The Independent Foreign Fiction Prize 2011 – Gargling with Tar
Gargling with Tar is the second of Jachym Topol’s novels to be translated into English (the first, City Sister Silver appeared ten years ago) and, as its striking cover may have suggested to you, it is set in Czechoslovakia during 1968 when Warsaw Pact forces prevented the country from freeing itself from the Soviet Union. As with Gunter Grass’ The Tin Drum, Topol adopts a child’s perspective on events which goes a long way to enhance the chaos and confusion of the time.
That child, Ilya, lacks any stability even prior to the invasion, living as he does in an orphanage ironically named the Home from Home. Even his nationality is unclear, and a variety of languages are spoken at the home – the boys are made to gargle tar (water made soapy with tar soap) for speaking their own language, as well as for lying:
“Some boys spoke their own unintelligible language, though the nuns didn’t allow it. You had to gargle tar for that. Any foreign words were washed away from their throats with bubbles of pain, then the boys were topped up with Czech.”
Ilya’s multi-lingualism is later seen as a useful skill, allowing him to work as an interpreter and to escape from more than one dangerous situation. It’s an early sign that this is not a nationalist novel, and that Topol will present both sides of the conflict unflinchingly, to the point where the sides themselves seem to disappear.
Our sympathy for Ilya is enhanced by the care of he takes of his disabled brother, Monkeyface. Although older, he says with the younger boys in order to protect his brother, finding himself, as for much of the novel, caught between the two camps. The chaos begins when Czech Communists arrive and expel the nuns who have been looking after the boys from the home. Monkeyface is one of the first victims, placed inside a washing-machine drum by some of the younger boys and then falling to his death from a window as Ilya attempts to carry him upstairs:
“He thrust me put of the way, and now he was top-heavy and banged his head against the window. I grabbed him by his feet, but he kicked out at me and flew headfirst through the glass. He fell, turning once or twice in the air, then thumped down, landing on his back in the snow, bits of glass showering down around him.”
The accidental nature of Monkeyface’s death suggests that Topol is not interested in assigning blame but in alerting us to the unpredictable cruelty of the times to come. With the death of his brother, Ilya loses his anchor in the world and becomes an isolated figure looking to belong, whether with the older boys and their plan to join the Foreign Legion, or with the Russian tank crew he later befriends.
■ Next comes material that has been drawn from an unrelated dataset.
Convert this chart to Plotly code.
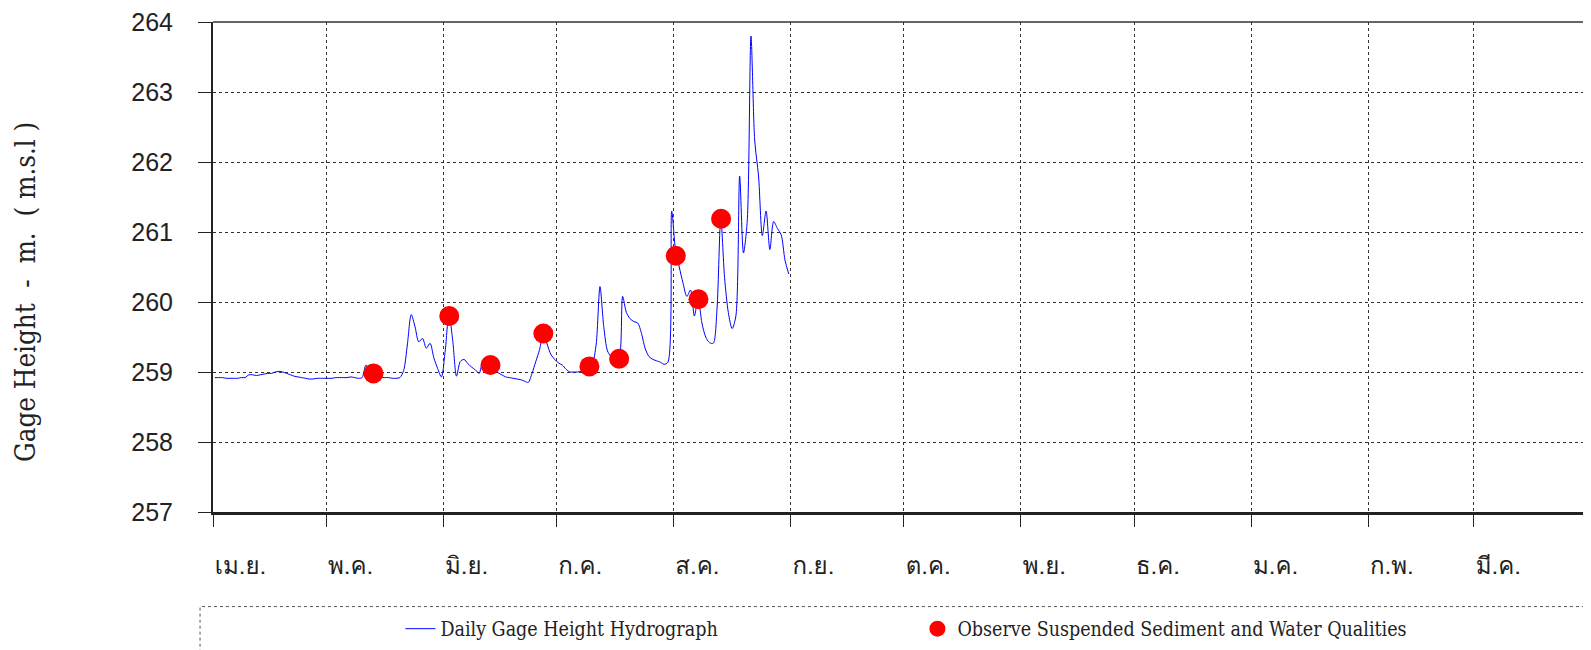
import pandas as pd
import plotly.graph_objects as go

# ---------------- data ----------------
series_start = "2022-04-01 12:00"
gage_height = [
    258.92, 258.92, 258.92, 258.91, 258.91, 258.91, 258.91, 258.92, 258.92, 258.96,
    258.96, 258.95, 258.96, 258.97, 258.98, 258.98, 259.00, 259.01, 259.00, 258.98,
    258.96, 258.94, 258.93, 258.92, 258.91, 258.90, 258.90, 258.91, 258.91, 258.91,
    258.91, 258.91, 258.92, 258.92, 258.92, 258.92, 258.93, 258.92, 258.91, 258.92,
    259.10, 259.02, 258.93, 258.92, 258.92, 258.92, 258.92, 258.91, 258.91, 258.92,
    259.02, 259.40, 259.82, 259.65, 259.43, 259.48, 259.34, 259.41, 259.20, 259.05,
    258.93, 259.30, 259.82, 259.45, 258.94, 259.15, 259.18, 259.12, 259.07, 259.03,
    258.98, 259.15, 259.14, 259.10, 259.05, 258.99, 258.96, 258.93, 258.92, 258.91,
    258.90, 258.89, 258.87, 258.85, 258.98, 259.15, 259.32, 259.55, 259.40, 259.25,
    259.18, 259.13, 259.10, 259.04, 259.00, 259.00, 259.00, 259.01, 259.03, 259.07,
    259.12, 259.40, 260.22, 259.65, 259.30, 259.22, 259.20, 259.19, 260.08, 259.85,
    259.76, 259.72, 259.70, 259.55, 259.33, 259.22, 259.18, 259.16, 259.14, 259.11,
    259.14, 261.30, 260.75, 260.50, 260.27, 260.08, 260.17, 259.80, 260.05, 259.70,
    259.50, 259.42, 259.41, 259.90, 261.20, 260.35, 259.85, 259.62, 259.80, 261.80,
    260.70, 261.15, 263.80, 262.30, 261.80, 260.95, 261.30, 260.75, 261.15, 261.05,
    260.96, 260.60, 260.40,
]

sample_dates = [
    "2022-05-13 12:00", "2022-06-02 14:00", "2022-06-13 12:00",
    "2022-06-27 12:00", "2022-07-09 17:00", "2022-07-17 14:00",
    "2022-08-01 14:00", "2022-08-07 14:00", "2022-08-13 14:00",
]
sample_height = [258.98, 259.80, 259.10, 259.55, 259.08, 259.19, 260.66, 260.04, 261.19]

month_ticks = list(pd.date_range("2022-04-01", periods=12, freq="MS"))
month_labels = ["เม.ย.", "พ.ค.", "มิ.ย.", "ก.ค.", "ส.ค.", "ก.ย.",
                "ต.ค.", "พ.ย.", "ธ.ค.", "ม.ค.", "ก.พ.", "มี.ค."]
y_ticks = [257, 258, 259, 260, 261, 262, 263, 264]

dates = pd.date_range(series_start, periods=len(gage_height), freq="D")

# ---------------- figure ----------------
THAI = "Loma, Garuda, 'Noto Sans Thai', 'Tlwg Typist', 'DejaVu Sans', sans-serif"
NUM = "'Liberation Sans', Arial, sans-serif"
SERIF = "'DejaVu Serif Condensed', 'DejaVu Serif', 'Liberation Serif', serif"

NB = "\u00a0"
y_title = ("Gage" + NB + "Height" + NB * 2 + "-" + NB * 2 + "m." + NB * 2
           + "(" + NB + "m.s.l" + NB + ")")

fig = go.Figure()
fig.add_trace(go.Scatter(
    x=dates, y=gage_height, mode="lines",
    line=dict(color="#0000FF", width=1, shape="spline", smoothing=0.8),
    name="Daily Gage Height Hydrograph",
))
fig.add_trace(go.Scatter(
    x=pd.to_datetime(sample_dates), y=sample_height, mode="markers",
    marker=dict(color="#FF0000", size=20, line=dict(width=0)),
    name="Observe Suspended Sediment and Water Qualities",
))

fig.update_layout(
    width=1583, height=642,
    margin=dict(l=205, r=0, t=14, b=138, autoexpand=False),
    paper_bgcolor="white", plot_bgcolor="white",
    showlegend=True,
    legend=dict(
        orientation="h", x=0.136, xanchor="left", y=-0.199, yanchor="top",
        font=dict(family=SERIF, size=19.5, color="#222"),
        entrywidth=472, entrywidthmode="pixels",
        bgcolor="rgba(0,0,0,0)", borderwidth=0,
    ),
    shapes=[
        dict(type="rect", xref="paper", yref="paper",
             x0=-0.0094, x1=0.9964, y0=-0.35, y1=-0.193,
             line=dict(color="#555", width=1, dash="dot"),
             fillcolor="rgba(0,0,0,0)", layer="below"),
        dict(type="line", xref="paper", yref="paper",
             x0=0, x1=1, y0=1, y1=1,
             line=dict(color="#333", width=1.5), layer="above"),
    ],
    annotations=[dict(
        text=y_title, xref="paper", yref="paper",
        x=-0.1364, y=0.449, xanchor="center", yanchor="middle",
        textangle=-90, showarrow=False,
        font=dict(family=SERIF, size=27.5, color="#222"),
    )],
)

fig.update_xaxes(
    type="date", automargin=False,
    range=["2022-04-01", "2023-04-01"],
    tickmode="array", tickvals=month_ticks, ticktext=month_labels,
    ticks="outside", ticklen=12, tickcolor="#222", tickwidth=1,
    ticklabelposition="outside right", ticklabelstandoff=30,
    ticklabeloverflow="allow",
    tickfont=dict(family=THAI, size=24, color="#222"),
    showgrid=True, gridcolor="#333", griddash="dot", gridwidth=1,
    showline=True, linecolor="#222", linewidth=2.5,
    zeroline=False,
)
fig.update_yaxes(
    automargin=False,
    range=[257, 264],
    tickmode="array", tickvals=y_ticks,
    ticks="outside", ticklen=13, tickcolor="#222", tickwidth=1,
    ticklabelstandoff=20, ticklabeloverflow="allow",
    tickfont=dict(family=NUM, size=25, color="#222"),
    showgrid=True, gridcolor="#333", griddash="dot", gridwidth=1,
    showline=True, linecolor="#222", linewidth=2,
    zeroline=False,
)

fig.write_html("out.html")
As the novel progresses he moves from side to side, accepted but never belonging, one moment riding on the front of a Russian tank, the next hiding with some of the boys from the orphanage, now fighting with the Czech resistance. The circles in which he intentionally leads the tanks represent the narrowing circle in which his own life is moving, as he encounters the same characters again and again, Topol using them to highlight the effects of the war: Mr Cimbura with “his face…terribly burnt, the light from the candles gliding over the craters in its ancient skin”; and Hanka, a local girl he was once friends with, last seen among a group of women being raped by Russian soldiers:
“That was the worst thing. I kept losing sight of people. Not like round a bend in a corridor or behind a tree. People were suddenly gone forever.”
The novel is also full of myths and legends, appropriate to its setting in a forest. These centre on the national figure of Czechia, but also include the ‘dinosaur egg’ that the Russian commander wishes to take back to Moscow, and the wolf that Margash claims is his father. When a wolf finally appears it is “cringing” and “all thin and moulted”; and when Ilya rescues a girl who has been tied naked to a bath tub for the pleasure of soldiers, he thinks he has found Czechia. Almost everyone he meets is following some dream or personal mythology.
Gargling with Tar blends realism and surrealism to create a vivid picture Czechoslovakia in 1968. By having a narrator who is ideologically uninvolved but in a life or death struggle to survive, Topol places the focus on what it might have felt like to be there rather than adopt the safer perspective of history.